Former India and East Bengal footballer Ahmed Khan passed away in his Bengaluru residence at 2 pm on Sunday. He was 90.
Khan was one of the first superstars of Indian football in the early ’50s. He guided East Bengal to its first League-Shield-Rovers treble in 1949. In 1951, the club became the first Indian team to win the Durand Cup. They also won the IFA Shield in the same season.

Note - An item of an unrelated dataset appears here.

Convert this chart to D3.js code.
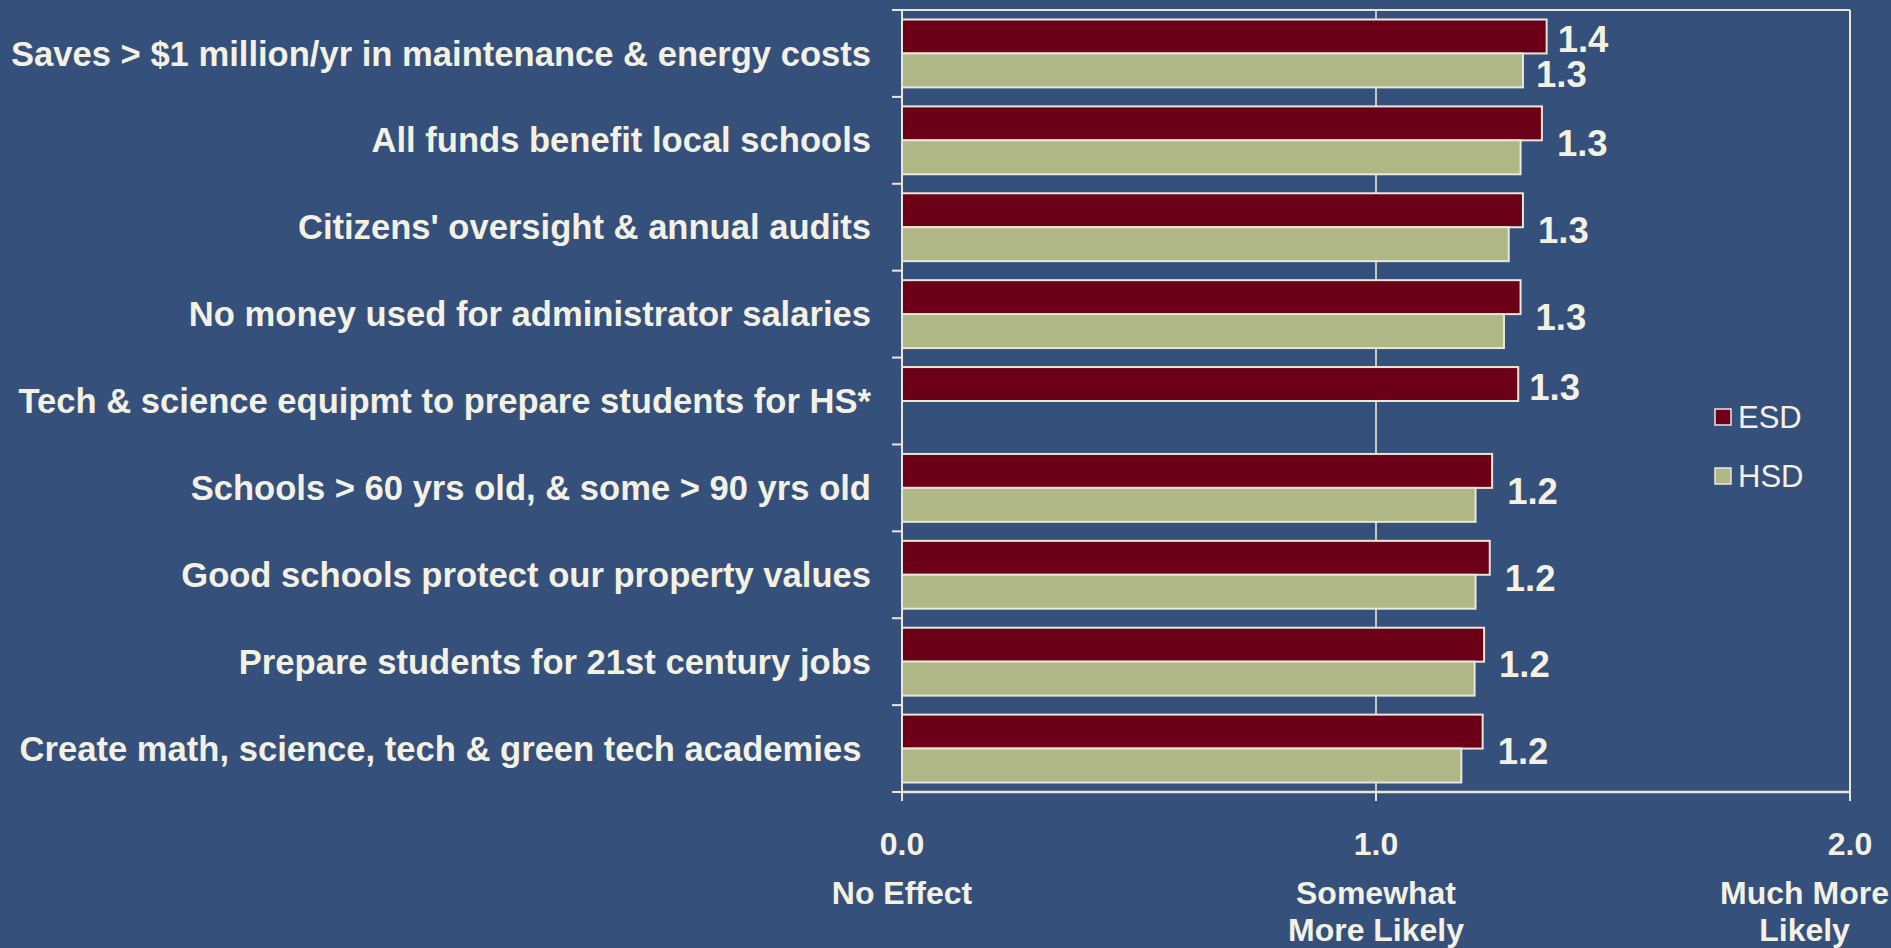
<!DOCTYPE html>
<html>
<head>
<meta charset="utf-8">
<script src="https://cdn.jsdelivr.net/npm/d3@7/dist/d3.min.js"></script>
<style>
  html, body { margin: 0; padding: 0; background: #35507a; overflow: hidden; }
  svg { display: block; }
</style>
</head>
<body>
<svg id="chart" width="1891" height="948"></svg>
<script>
const categories = [
  "Saves > $1 million/yr in maintenance & energy costs",
  "All funds benefit local schools",
  "Citizens' oversight & annual audits",
  "No money used for administrator salaries",
  "Tech & science equipmt to prepare students for HS*",
  "Schools > 60 yrs old, & some > 90 yrs old",
  "Good schools protect our property values",
  "Prepare students for 21st century jobs",
  "Create math, science, tech & green tech academies "
];
const seriesNames = ["ESD", "HSD"];
const esdValues = [1.36, 1.35, 1.31, 1.305, 1.30, 1.245, 1.24, 1.228, 1.225];
const hsdValues = [1.31, 1.305, 1.28, 1.27, null, 1.21, 1.21, 1.208, 1.18];
const esdLabels = ["1.4", "", "", "", "1.3", "", "", "", ""];
const hsdLabels = ["1.3", "", "", "", "", "", "", "", ""];
const pairLabels = ["", "1.3", "1.3", "1.3", "", "1.2", "1.2", "1.2", "1.2"];
const xTicks = [0, 1, 2];
const xTickLabels = ["0.0", "1.0", "2.0"];
const xTickNotes = [["No Effect"], ["Somewhat", "More Likely"], ["Much More", "Likely"]];

const W = 1891, H = 948;
const cream = "#f3f1e4", line = "#e9e7d8";
const colors = { ESD: "#6d0019", HSD: "#aeb785" };
const font = "'Liberation Sans', Arial, sans-serif";

const plot = { left: 902, right: 1850, top: 10, bottom: 792 };
const svg = d3.select("#chart");

const x = d3.scaleLinear().domain([0, 2]).range([plot.left, plot.right]);
const y = d3.scaleBand().domain(categories).range([plot.top, plot.bottom]).paddingInner(0);
const ySub = d3.scaleBand().domain(seriesNames).range([0, y.bandwidth()]).paddingInner(0).paddingOuter(0.28);

// gridline
svg.append("g").selectAll("line").data(xTicks.filter(t => t > 0 && t < 2)).join("line")
  .attr("x1", d => x(d)).attr("x2", d => x(d))
  .attr("y1", plot.top).attr("y2", plot.bottom)
  .attr("stroke", line).attr("stroke-width", 1.6);

// frame (top, right)
svg.append("line").attr("x1", plot.left).attr("x2", plot.right).attr("y1", plot.top).attr("y2", plot.top)
  .attr("stroke", line).attr("stroke-width", 2);
svg.append("line").attr("x1", plot.right).attr("x2", plot.right).attr("y1", plot.top).attr("y2", plot.bottom)
  .attr("stroke", line).attr("stroke-width", 2);

// bars
const rows = categories.map((c, i) => ({ c, i, ESD: esdValues[i], HSD: hsdValues[i] }));
const gBars = svg.append("g");
seriesNames.forEach(s => {
  gBars.selectAll(null).data(rows.filter(r => r[s] != null)).join("rect")
    .attr("x", x(0))
    .attr("y", r => y(r.c) + ySub(s))
    .attr("width", r => x(r[s]) - x(0))
    .attr("height", ySub.bandwidth())
    .attr("fill", colors[s])
    .attr("stroke", line).attr("stroke-width", 2);
});

// left axis
const yTickPos = d3.range(categories.length + 1).map(i => plot.top + i * y.step());
svg.append("line").attr("x1", plot.left).attr("x2", plot.left).attr("y1", plot.top).attr("y2", plot.bottom)
  .attr("stroke", line).attr("stroke-width", 2);
svg.append("g").selectAll("line").data(yTickPos).join("line")
  .attr("x1", plot.left - 10).attr("x2", plot.left).attr("y1", d => d).attr("y2", d => d)
  .attr("stroke", line).attr("stroke-width", 2);

// bottom axis
svg.append("line").attr("x1", plot.left).attr("x2", plot.right).attr("y1", plot.bottom).attr("y2", plot.bottom)
  .attr("stroke", line).attr("stroke-width", 2.5);
svg.append("g").selectAll("line").data(xTicks).join("line")
  .attr("x1", d => x(d)).attr("x2", d => x(d)).attr("y1", plot.bottom).attr("y2", plot.bottom + 9)
  .attr("stroke", line).attr("stroke-width", 2);

// category labels
svg.append("g").selectAll("text").data(categories).join("text")
  .attr("x", plot.left - 31)
  .attr("y", d => y(d) + y.bandwidth() / 2)
  .attr("dy", "0.35em")
  .attr("text-anchor", "end")
  .attr("font-family", font).attr("font-weight", "bold").attr("font-size", 34.6)
  .attr("fill", cream)
  .style("white-space", "pre")
  .text(d => d);

// x tick labels
const gx = svg.append("g");
xTicks.forEach((t, i) => {
  gx.append("text").attr("x", x(t)).attr("y", 844).attr("dy", "0.35em")
    .attr("text-anchor", "middle")
    .attr("font-family", font).attr("font-weight", "bold").attr("font-size", 32)
    .attr("fill", cream).text(xTickLabels[i]);
  const notes = xTickNotes[i];
  const nodes = notes.map((n, k) => gx.append("text").attr("x", x(t)).attr("y", 893 + k * 36.5).attr("dy", "0.35em")
    .attr("text-anchor", "middle")
    .attr("font-family", font).attr("font-weight", "bold").attr("font-size", 32)
    .attr("fill", cream).text(n));
  const maxHalf = d3.max(nodes, nd => nd.node().getComputedTextLength()) / 2;
  const cx = Math.min(x(t), W - maxHalf - 2);
  nodes.forEach(nd => nd.attr("x", cx));
});

// value labels
const gl = svg.append("g");
const labelStyle = sel => sel.attr("font-family", font).attr("font-weight", "bold").attr("font-size", 36.5)
  .attr("fill", cream).attr("dy", "0.35em");
rows.forEach(r => {
  const half = ySub.bandwidth() / 2;
  if (esdLabels[r.i]) gl.append("text").call(labelStyle)
    .attr("x", x(r.ESD) + 11).attr("y", y(r.c) + ySub("ESD") + half + 3).text(esdLabels[r.i]);
  if (hsdLabels[r.i]) gl.append("text").call(labelStyle)
    .attr("x", x(r.HSD) + 13).attr("y", y(r.c) + ySub("HSD") + half + 4).text(hsdLabels[r.i]);
  if (pairLabels[r.i]) gl.append("text").call(labelStyle)
    .attr("x", x(Math.max(r.ESD, r.HSD)) + 15).attr("y", y(r.c) + y.bandwidth() / 2 + 3).text(pairLabels[r.i]);
});

// legend
const lg = svg.append("g");
seriesNames.forEach((s, i) => {
  const cy = 417 + i * 59;
  lg.append("rect").attr("x", 1715).attr("y", cy - 8).attr("width", 16).attr("height", 16)
    .attr("fill", colors[s]).attr("stroke", line).attr("stroke-width", 1.5);
  lg.append("text").attr("x", 1738).attr("y", cy).attr("dy", "0.35em")
    .attr("font-family", font).attr("font-size", 31).attr("fill", cream).text(s);
});
</script>
</body>
</html>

Following the club’s success, they were invited to a football tournament at the World Youth Congress in Bucharest (Romania) in 1953. He formed part of a feared five-member forward line – Sale, Dhanaraj, Appa Rao, and Venkatesh the others – nicknamed the 'pancha pandavas'. “His close control was so good that they called him the snake-charmer, for he could make the ball do his bidding,” recalled I. Arumainayagam, who turned out for India at the 1962 Asian Games. “We used to call him 'paambati'. His death is a big loss to Indian football.”
Khan participated in the 1948 and 1952 Summer Olympics.
Football statistician Hariprasad Chattopadhyay, who followed his career graph, recalls, "He scored the sole goal for India at the Olympics in 1952, when they lost 1-10 to Yugoslavia.
After winning the Rovers Cup with Bangalore Muslims, he joined East Bengal in 1949. He scored 35 goals for the club in a career spanning 11 years.
He is survived by a son, a daughter and a wife.